Конечно, в беседах с приезжавшими вскипали и горячие обсуждения российских перемен, шёл обмен краткосрочными прогнозами и пророчествами, окрашенными всеми возможными тут эмоциями, в диапазоне от кассандровских до маниловских. Мои прожекты строительства грубого экономического плота из обломков рушащегося социалистического хозяйства не вызывали энтузиазма у друзей. Большинство их тянулось к модным тогда витиям — Явлинскому, Шмелёву, Пияшевой, обещавшим достигнуть спасительного рынка за пятьсот дней. Я пытался доказывать, что рыночное управление экономикой возможно только там, где в народной душе веками созревало уважение к священному праву собственности. В стране, где идея частной собственности проклиналась и выжигалась в течение семидесяти лет, учредить так сразу эффективный рынок невозможно.

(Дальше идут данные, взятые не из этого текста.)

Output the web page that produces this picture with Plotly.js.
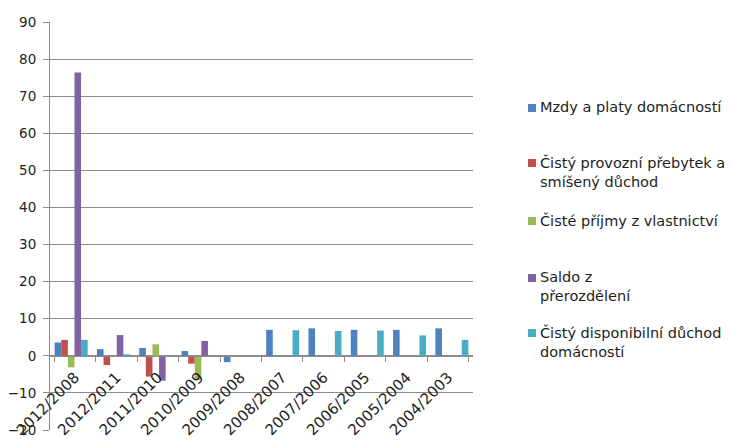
<!DOCTYPE html>
<html>
<head>
<meta charset="utf-8">
<script src="https://cdn.plot.ly/plotly-3.0.1.min.js"></script>
<style>
  html, body { margin: 0; padding: 0; background: #ffffff; }
  #chart { width: 731px; height: 441px; }
</style>
</head>
<body>
<div id="chart"></div>
<script>
// Period pairs on the category axis
const categories = ['2012/2008', '2012/2011', '2011/2010', '2010/2009', '2009/2008',
                    '2008/2007', '2007/2006', '2006/2005', '2005/2004', '2004/2003'];

// Series values
const mzdyPlaty         = [3.6, 1.8, 2.1, 1.3, -1.7, 7.0, 7.4, 7.0, 7.0, 7.4];
const provozniPrebytek  = [4.3, -2.5, -5.6, -2.1, null, null, null, null, null, null];
const prijmyVlastnictvi = [-3.1, -0.3, 3.1, -6.5, null, null, null, null, null, null];
const saldoPrerozdeleni = [76.4, 5.6, -6.7, 4.0, null, null, null, null, null, null];
const disponibilniDuchod = [4.3, 0.4, -0.3, null, null, 6.9, 6.7, 6.8, 5.5, 4.3];

// Legend labels
const seriesNames = [
  'Mzdy a platy domácností',
  'Čistý provozní přebytek a<br>smíšený důchod',
  'Čisté příjmy z vlastnictví',
  'Saldo z<br>přerozdělení',
  'Čistý disponibilní důchod<br>domácností'
];
const seriesValues = [mzdyPlaty, provozniPrebytek, prijmyVlastnictvi, saldoPrerozdeleni, disponibilniDuchod];
const seriesColors = ['#4F81BD', '#C0504D', '#9BBB59', '#8064A2', '#4BACC6'];

// Y tick values
const yTicks = [-20, -10, 0, 10, 20, 30, 40, 50, 60, 70, 80, 90];

// ---- geometry (px) ----
const W = 731, H = 441;
const M = { l: 50, r: 258, t: 22, b: 11 };
const plotW = W - M.l - M.r, plotH = H - M.t - M.b;
const toPaperX = px => (px - M.l) / plotW;
const toPaperY = py => (H - M.b - py) / plotH;

const FONT = 'DejaVu Sans, Noto Sans, sans-serif';
const TEXT = '#1e1e1e';
const GRID = '#8c8c8c';

const traces = seriesValues.map((vals, i) => ({
  type: 'bar',
  x: categories,
  y: vals,
  name: seriesNames[i].replace('<br>', ' '),
  marker: { color: seriesColors[i], line: { width: 0 } },
  showlegend: false,
  hoverinfo: 'x+y+name'
}));

// Empty carrier trace so the category axis on the zero line gets its categories
traces.push({
  type: 'scatter',
  mode: 'markers',
  x: categories,
  y: categories.map(() => null),
  xaxis: 'x2',
  yaxis: 'y',
  showlegend: false,
  hoverinfo: 'skip'
});

// Custom legend block on the right: small square + label
const legendFirstLine = [108, 163, 221, 278, 333];
const shapes = [];
const annotations = [];
seriesNames.forEach((name, i) => {
  const cy = legendFirstLine[i];
  shapes.push({
    type: 'rect', xref: 'paper', yref: 'paper',
    x0: toPaperX(528), x1: toPaperX(536),
    y0: toPaperY(cy + 4), y1: toPaperY(cy - 4),
    fillcolor: seriesColors[i], line: { width: 0 }
  });
  annotations.push({
    xref: 'paper', yref: 'paper',
    x: toPaperX(538), y: toPaperY(cy - 11),
    xanchor: 'left', yanchor: 'top', align: 'left',
    showarrow: false,
    text: name,
    font: { family: FONT, size: 14.5, color: TEXT }
  });
});

const layout = {
  width: W,
  height: H,
  margin: M,
  paper_bgcolor: '#ffffff',
  plot_bgcolor: '#ffffff',
  font: { family: FONT, size: 13, color: TEXT },
  barmode: 'group',
  bargap: 0.22,
  bargroupgap: 0,
  showlegend: false,
  // bar positions
  xaxis: {
    type: 'category',
    anchor: 'y',
    showline: false,
    ticks: '',
    showticklabels: false,
    showgrid: false,
    zeroline: false
  },
  // category axis drawn on the zero line
  xaxis2: {
    type: 'category',
    overlaying: 'x',
    anchor: 'free',
    position: 20 / 110,
    ticks: 'outside',
    tickson: 'boundaries',
    ticklen: 5,
    tickcolor: GRID,
    tickangle: -45,
    ticklabelstandoff: 6,
    showline: true,
    linecolor: GRID,
    linewidth: 1,
    showgrid: false,
    zeroline: false,
    automargin: false,
    tickfont: { family: FONT, size: 15, color: TEXT }
  },
  yaxis: {
    range: [-20, 90],
    tickmode: 'array',
    tickvals: yTicks,
    ticks: 'outside',
    ticklen: 6,
    tickcolor: GRID,
    showline: true,
    linecolor: GRID,
    linewidth: 1,
    showgrid: true,
    gridcolor: GRID,
    gridwidth: 1,
    zeroline: false,
    automargin: false,
    ticklabelstandoff: 4,
    tickfont: { family: FONT, size: 13.5, color: TEXT }
  },
  shapes: shapes,
  annotations: annotations
};

Plotly.newPlot('chart', traces, layout, { displayModeBar: false, staticPlot: true });
</script>
</body>
</html>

— В России нет уважения к собственности?! — воскликнул Кушнер. — Игорь, ты, наверное, за десять лет просто забыл, какие у нас люди жадные!
Что тут можно было возразить? Для моего друга уважение к собственности — как для Цветаевой, Блока, Маяковского, Есенина и сотен других поэтов — равнялось жадности. Недаром в своё время он восстал против дедушки Крылова и принял сторону басенной стрекозы в её споре с муравьём: «Не копила ведь, а пела...»

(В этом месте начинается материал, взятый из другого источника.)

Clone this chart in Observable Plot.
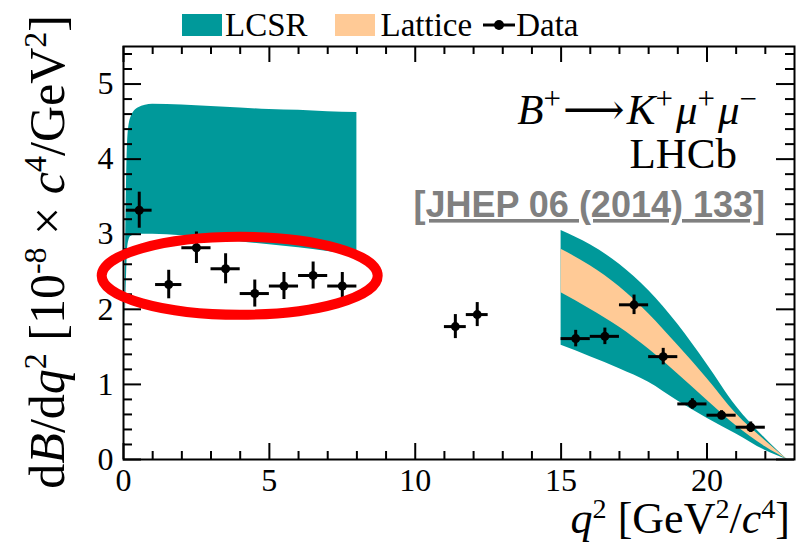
<!DOCTYPE html>
<html>
<head>
<meta charset="utf-8">
<script src="https://cdn.jsdelivr.net/npm/d3@7"></script>
<script src="https://cdn.jsdelivr.net/npm/@observablehq/plot@0.6"></script>
<style>
  html, body { margin: 0; padding: 0; background: white; overflow: hidden; }
  #wrap { width: 796px; height: 543px; position: relative; }
  #legend { position: absolute; left: 0; top: 0; width: 796px; height: 42px; z-index: 2; font-family: "Liberation Serif", "DejaVu Serif", serif; font-size: 33px; }
  #legend .row { position: absolute; left: 182px; top: 5px; height: 40px; display: flex; align-items: center; }
  #legend .box { width: 40px; height: 22px; margin-right: 3px; }
  #legend .lab { margin-right: 27px; line-height: 40px; }
  #legend svg { display: block; }
  #chart { position: absolute; left: 0; top: 0; }
</style>
</head>
<body>
<div id="wrap">
  <div id="chart"></div>
  <div id="legend"><div class="row">
    <div class="box" style="background:#00999a"></div><span class="lab">LCSR</span>
    <div class="box" style="background:#ffca96"></div><span class="lab" style="margin-left:3px;margin-right:11px">Lattice</span>
    <svg width="32" height="20"><line x1="0" y1="10" x2="32" y2="10" stroke="black" stroke-width="3"/><circle cx="16" cy="10" r="5" fill="black"/></svg>
    <span class="lab" style="margin-left:1px">Data</span>
  </div></div>
</div>
<script>
// ---- data ----
const binLo = [0.1, 1.1, 2, 3, 4, 5, 6, 7, 11, 11.75, 15, 16, 17, 18, 19, 20, 21];
const binHi = [0.98, 2, 3, 4, 5, 6, 7, 8, 11.75, 12.5, 16, 17, 18, 19, 20, 21, 22];
const dBdq2 = [3.32, 2.33, 2.82, 2.54, 2.21, 2.31, 2.45, 2.31, 1.77, 1.93, 1.61, 1.64, 2.06, 1.37, 0.74, 0.59, 0.43];
const dBerr = [0.24, 0.19, 0.21, 0.20, 0.18, 0.18, 0.18, 0.18, 0.16, 0.16, 0.11, 0.11, 0.13, 0.11, 0.07, 0.06, 0.07];

const lowQ2 = [0.06, 0.1, 0.15, 0.25, 0.5, 1, 2, 3, 4, 5, 6, 7, 8];
const lowLCSRmin = [1.8, 2.4, 2.85, 2.97, 3.0, 3.0, 2.98, 2.95, 2.9, 2.86, 2.82, 2.77, 2.72];
const lowLCSRmax = [2.4, 3.6, 4.3, 4.55, 4.68, 4.73, 4.72, 4.70, 4.68, 4.66, 4.65, 4.63, 4.62];

const highQ2 = [15, 16, 17, 18, 19, 20, 21, 22, 22.75];
const highLCSRmin = [1.52, 1.37, 1.21, 1.03, 0.78, 0.55, 0.34, 0.12, 0];
const highLCSRmax = [3.05, 2.86, 2.60, 2.25, 1.80, 1.27, 0.71, 0.28, 0];
const latticeMin = [2.22, 2.00, 1.76, 1.47, 1.14, 0.79, 0.45, 0.17, 0];
const latticeMax = [2.80, 2.58, 2.30, 1.94, 1.52, 1.08, 0.61, 0.25, 0];

const xMajor = [0, 5, 10, 15, 20];
const xMinor = [1, 2, 3, 4, 6, 7, 8, 9, 11, 12, 13, 14, 16, 17, 18, 19, 21, 22];
const yMajor = [0, 1, 2, 3, 4, 5];
const yMinor = [0.2, 0.4, 0.6, 0.8, 1.2, 1.4, 1.6, 1.8, 2.2, 2.4, 2.6, 2.8, 3.2, 3.4, 3.6, 3.8, 4.2, 4.4, 4.6, 4.8, 5.2, 5.4];

const ellipseCenter = [4.0, 2.44];

// ---- tables ----
const points = binLo.map((lo, i) => ({lo, hi: binHi[i], q: (lo + binHi[i]) / 2, v: dBdq2[i], e: dBerr[i]}));
const lowBand = lowQ2.map((q, i) => ({q, a: lowLCSRmin[i], b: lowLCSRmax[i]}));
const highBand = highQ2.map((q, i) => ({q, a: highLCSRmin[i], b: highLCSRmax[i], la: latticeMin[i], lb: latticeMax[i]}));

const TEAL = "#00999a", PEACH = "#ffca96";
const W = 796, H = 543, mT = 46, mR = 2, mB = 84, mL = 123;
const innerH = H - mT - mB, innerW = W - mL - mR;
const svgNS = "http://www.w3.org/2000/svg";

function rich(parts, size, attrs, supScale = 0.66, supRise = 0.36) {
  const t = document.createElementNS(svgNS, "text");
  for (const [k, v] of Object.entries(attrs)) t.setAttribute(k, v);
  t.setAttribute("font-size", size);
  let shifted = 0;
  for (const p of parts) {
    const s = document.createElementNS(svgNS, "tspan");
    const target = p.sup ? -supRise * size : 0;
    const dy = target - shifted;
    if (dy) s.setAttribute("dy", dy);
    shifted = target;
    if (p.sup) s.setAttribute("font-size", size * supScale);
    if (p.i) s.setAttribute("font-style", "italic");
    if (p.dx) s.setAttribute("dx", p.dx);
    if (p.f) s.setAttribute("font-family", p.f);
    s.textContent = p.t;
    t.appendChild(s);
  }
  return t;
}

const xTitle = [{t: "q", i: true}, {t: "2", sup: true}, {t: " [GeV"}, {t: "2", sup: true}, {t: "/"}, {t: "c", i: true}, {t: "4", sup: true}, {t: "]"}];
const yTitle = [{t: "d"}, {t: "B", i: true}, {t: "/d"}, {t: "q", i: true}, {t: "2", sup: true}, {t: " [10"}, {t: "-8", sup: true}, {t: " × "}, {t: "c", i: true}, {t: "4", sup: true}, {t: "/GeV"}, {t: "2", sup: true}, {t: "]"}];
const decay = [{t: "B", i: true}, {t: "+", sup: true}, {t: "\u27f6", dx: 2, f: "'DejaVu Serif', serif"}, {t: "K", i: true, dx: 2}, {t: "+", sup: true}, {t: "\u03bc", i: true, dx: 3}, {t: "+", sup: true}, {t: "\u03bc", i: true, dx: 3}, {t: "\u2212", sup: true}];

function annotations(index, scales, values, dims) {
  const g = document.createElementNS(svgNS, "g");
  g.setAttribute("font-family", "'Liberation Serif', 'DejaVu Serif', serif");
  g.setAttribute("fill", "black");
  const right = dims.width - dims.marginRight;
  g.appendChild(rich(xTitle, 44, {x: right - 4, y: dims.height - 10, "text-anchor": "end"}, 0.64, 0.33));
  g.appendChild(rich(yTitle, 50, {transform: `translate(64,${dims.marginTop - 31}) rotate(-90)`, "text-anchor": "end"}, 0.64, 0.36));
  g.appendChild(rich(decay, 43, {x: right - 37, y: dims.marginTop + 78, "text-anchor": "end"}, 0.72, 0.36));
  g.appendChild(rich([{t: "LHCb"}], 43, {x: right - 57, y: dims.marginTop + 122, "text-anchor": "end"}));
  const j = rich([{t: "[JHEP 06 (2014) 133]"}], 36, {x: right - 29, y: dims.marginTop + 171, "text-anchor": "end",
    "font-family": "'Liberation Sans', Arial, sans-serif", "font-weight": "bold", fill: "#808080", "text-decoration": "underline"});
  g.appendChild(j);
  return g;
}

function ellipse(index, scales) {
  const e = document.createElementNS(svgNS, "ellipse");
  e.setAttribute("cx", scales.x(ellipseCenter[0]));
  e.setAttribute("cy", scales.y(ellipseCenter[1]));
  e.setAttribute("rx", 138);
  e.setAttribute("ry", 39);
  e.setAttribute("fill", "none");
  e.setAttribute("stroke", "#ff0000");
  e.setAttribute("stroke-width", 10);
  return e;
}

const chart = Plot.plot({
  width: W, height: H,
  marginTop: mT, marginRight: mR, marginBottom: mB, marginLeft: mL,
  x: {domain: [0, 23], axis: null},
  y: {domain: [0, 5.5], axis: null},
  style: {fontFamily: "'Liberation Serif', 'DejaVu Serif', serif", fontSize: "32px", background: "white", color: "black", overflow: "visible"},
  marks: [
    Plot.areaY(lowBand, {x: "q", y1: "a", y2: "b", fill: TEAL, curve: "monotone-x"}),
    Plot.areaY(highBand, {x: "q", y1: "a", y2: "b", fill: TEAL, curve: "monotone-x"}),
    Plot.areaY(highBand, {x: "q", y1: "la", y2: "lb", fill: PEACH, curve: "monotone-x"}),
    Plot.ruleY(points, {y: "v", x1: "lo", x2: "hi", stroke: "black", strokeWidth: 3}),
    Plot.ruleX(points, {x: "q", y1: d => d.v - d.e, y2: d => d.v + d.e, stroke: "black", strokeWidth: 3}),
    Plot.dot(points, {x: "q", y: "v", r: 4.5, fill: "black"}),
    // inward ticks on all four sides
    Plot.tickX(xMajor, {x: d => d, insetTop: innerH - 16, stroke: "black", strokeWidth: 2}),
    Plot.tickX(xMinor, {x: d => d, insetTop: innerH - 8, stroke: "black", strokeWidth: 2}),
    Plot.tickX(xMajor, {x: d => d, insetBottom: innerH - 16, stroke: "black", strokeWidth: 2}),
    Plot.tickX(xMinor, {x: d => d, insetBottom: innerH - 8, stroke: "black", strokeWidth: 2}),
    Plot.tickY(yMajor, {y: d => d, insetRight: innerW - 18, stroke: "black", strokeWidth: 2}),
    Plot.tickY(yMinor, {y: d => d, insetRight: innerW - 9, stroke: "black", strokeWidth: 2}),
    Plot.tickY(yMajor, {y: d => d, insetLeft: innerW - 18, stroke: "black", strokeWidth: 2}),
    Plot.tickY(yMinor, {y: d => d, insetLeft: innerW - 9, stroke: "black", strokeWidth: 2}),
    Plot.axisX({ticks: xMajor, tickSize: 0, tickPadding: 9, tickFormat: d => String(d), label: null, fontSize: 32}),
    Plot.axisY({ticks: yMajor, tickSize: 0, tickPadding: 10, tickFormat: d => String(d), label: null, fontSize: 32}),
    Plot.frame({stroke: "black", strokeWidth: 2}),
    annotations,
    ellipse
  ]
});
document.getElementById("chart").appendChild(chart);
</script>
</body>
</html>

С Гординым ехали в автомобиле из Бостона в Нью-Джерси четыре часа. Он увлечённо развивал различные проекты возможных реформ в сфере социальной жизни, образования, сельского хозяйства, науки, законодательства. В какой-то момент я сказал:
— Заметил ли ты, Яша, что за последний час из твоих уст раз пять вылетела оговорка: «И тогда всё пойдёт нормально — если только глупостей не делать». Как можно выдвигать такое невыполнимое условие, обсуждая судьбу такой страны, как Россия? Можешь быть уверен, что все глупости, которых ты опасаешься, будут совершены, а вдобавок ещё и тысячи таких, какие ты сейчас даже вообразить не можешь.
Американские знакомые, видя искреннюю радость, с которой мы встречали друзей из России, спросили меня:
— Игорь, вы по-прежнему так близки, так солидарны друг с другом. Что же в своё время предопределяло решение, ехать или не ехать в эмиграцию? Почему одни уезжали, а другие оставались?

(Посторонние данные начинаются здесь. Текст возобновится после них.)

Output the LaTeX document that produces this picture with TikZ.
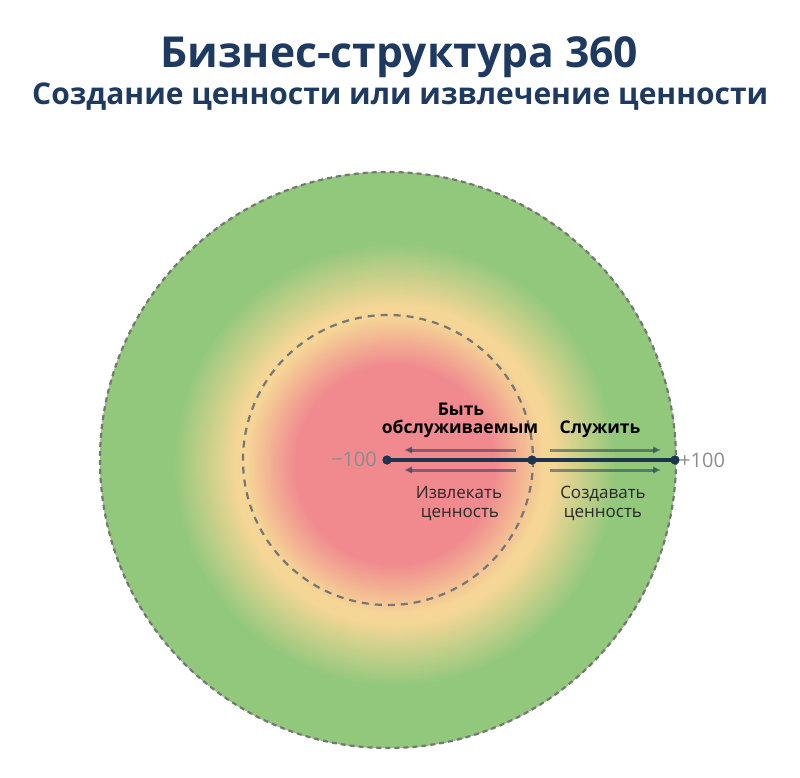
\documentclass[tikz,border=0pt]{standalone}
\usepackage{fontspec}
\setmainfont{Open Sans}
\usetikzlibrary{arrows.meta}
\definecolor{navy}{RGB}{31,58,96}
\definecolor{linecol}{RGB}{28,52,78}
\definecolor{dashcol}{RGB}{118,118,118}
\definecolor{cred}{RGB}{240,138,143}
\definecolor{cyel}{RGB}{245,214,150}
\definecolor{cgrn}{RGB}{146,200,124}
\definecolor{numcol}{RGB}{140,140,140}
\definecolor{labcol}{RGB}{40,40,40}
\tikzset{
  dashring/.style={draw=dashcol, line width=2.2pt},
  mainline/.style={draw=linecol, line width=3.5pt},
  flowarrow/.style={draw=linecol, draw opacity=0.5, fill opacity=0.5, line width=3pt, -{Latex[length=8pt,width=8pt]}},
  dotmark/.style={circle, fill=linecol, inner sep=0pt, minimum size=9pt},
  lab/.style={inner sep=0pt, text=labcol, font=\fontsize{17}{20}\selectfont},
  blab/.style={inner sep=0pt, text=black, font=\fontsize{17.5}{20}\selectfont\bfseries},
  numlab/.style={inner sep=0pt, text=numcol, font=\fontsize{20}{24}\selectfont},
}
\begin{document}
\begin{tikzpicture}[x=1pt,y=-1pt]
\useasboundingbox (0,0) rectangle (800,778);
% centres
\coordinate (c) at (388,460);
\coordinate (gc) at (395,465);
% gradient disc
\begin{scope}
  \clip (c) circle[radius=288];
  \fill[cgrn] (c) circle[radius=288];
  \foreach \r in {300,298,...,2}{
    \pgfmathtruncatemacro\zone{\r<=100 ? 0 : (\r<=150 ? 1 : (\r<=160 ? 2 : (\r<=222 ? 3 : 4)))}
    \ifnum\zone=0 \colorlet{cc}{cred}\fi
    \ifnum\zone=1 \pgfmathtruncatemacro\p{100*(\r-100)/50}\colorlet{cc}{cyel!\p!cred}\fi
    \ifnum\zone=2 \colorlet{cc}{cyel}\fi
    \ifnum\zone=3 \pgfmathtruncatemacro\p{100*(\r-160)/62}\colorlet{cc}{cgrn!\p!cyel}\fi
    \ifnum\zone=4 \colorlet{cc}{cgrn}\fi
    \fill[cc] (gc) circle[radius=\r];
  }
\end{scope}
% dashed rings
\draw[dashring, dash pattern=on 5pt off 4pt] (c) circle[radius=288];
\draw[dashring, dash pattern=on 7pt off 6pt] (c) circle[radius=145];
% title
\node[inner sep=0pt, anchor=base west, text=navy] (title) at (160,68)
  {\resizebox{478pt}{!}{\bfseries Бизнес-структура 360}};
\node[inner sep=0pt, anchor=base west, text=navy] (subtitle) at (32,105)
  {\resizebox{736pt}{!}{\bfseries Создание ценности или извлечение ценности}};
% axis
\node[dotmark] (lft) at (387,460) {};
\node[dotmark] (mid) at (532,460) {};
\node[dotmark] (rgt) at (675,460) {};
\draw[mainline] (lft.center) -- (mid.center) -- (rgt.center);
\node[dotmark] at (lft) {};
\node[dotmark] at (mid) {};
\node[dotmark] at (rgt) {};
% arrows
\coordinate (la1) at (516,450); \coordinate (la2) at (404,450);
\coordinate (lb1) at (516,470); \coordinate (lb2) at (404,470);
\coordinate (ra1) at (550,450); \coordinate (ra2) at (661,450);
\coordinate (rb1) at (550,470); \coordinate (rb2) at (661,470);
\draw[flowarrow] (la1) -- (la2);
\draw[flowarrow] (lb1) -- (lb2);
\draw[flowarrow] (ra1) -- (ra2);
\draw[flowarrow] (rb1) -- (rb2);
% numbers
\node[numlab, anchor=east] (minus) at (377,459) {−100};
\node[numlab, anchor=west] (plus) at (679,460) {+100};
% labels
\node[blab, anchor=base] (b1) at (461,415) {Быть};
\node[blab, anchor=base] (b2) at (460,433) {обслуживаемым};
\node[blab, anchor=base] (s1) at (600,433) {Служить};
\node[lab, anchor=base] (i1) at (459,498) {Извлекать};
\node[lab, anchor=base] (i2) at (460,517) {ценность};
\node[lab, anchor=base] (c1) at (603,498) {Создавать};
\node[lab, anchor=base] (c2) at (603,517) {ценность};
\end{tikzpicture}
\end{document}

Так как большинство собравшихся были славистами, я позволил себе призвать на помощь персонажей из русской классики.
— Значит так: уехали все Чичиковы, Штольцы, Рогожины. Оставались Маниловы, Обломовы, Мышкины.
Не откажусь от этой формулы и сегодня.
NB: В разгаре борьбы с Великой депрессией Франклин Рузвельт объявил страх главным врагом американцев и поставил его вне закона. В годы перестройки Горбачёву следовало бы объявить вне закона зависть. Но ни у него, ни у других лидеров не хватило духу замахнуться на этого главного врага россиян.
Миллионам людей перестройка и гласность несли надежды на перемены к лучшему. Мы тоже вглядывались в российский туман, уповая на здравый смысл поколения, рождённого после смерти Сталина. И вдруг — как оглоблей по затылку — получили удар с той стороны, откуда ничто, казалось бы, не могло предвещать беды. Ну хорошо: ослабление идеологических зажимов позволило художнику-эмигранту Михаилу Шемякину устроить несколько выставок своих картин в России, начать переговоры о проектировании городских памятников и скульптур. Но при чём тут мы? Каким образом это могло ударить по издательству «Эрмитаж»?
Был славный майский день, сад полон роз, на кортах постукивали теннисные мячи. Раздался телефонный звонок. Я взял трубку и произнёс привычное «Хёрмитаж паблишере».
— Это говорят из подарочного магазина в городе Бергенфильд. Мы получили заказ на отправку корзины для вас, но не имеем уличного адреса, только номер почтового ящика. Не дадите ли нам улицу и номер дома?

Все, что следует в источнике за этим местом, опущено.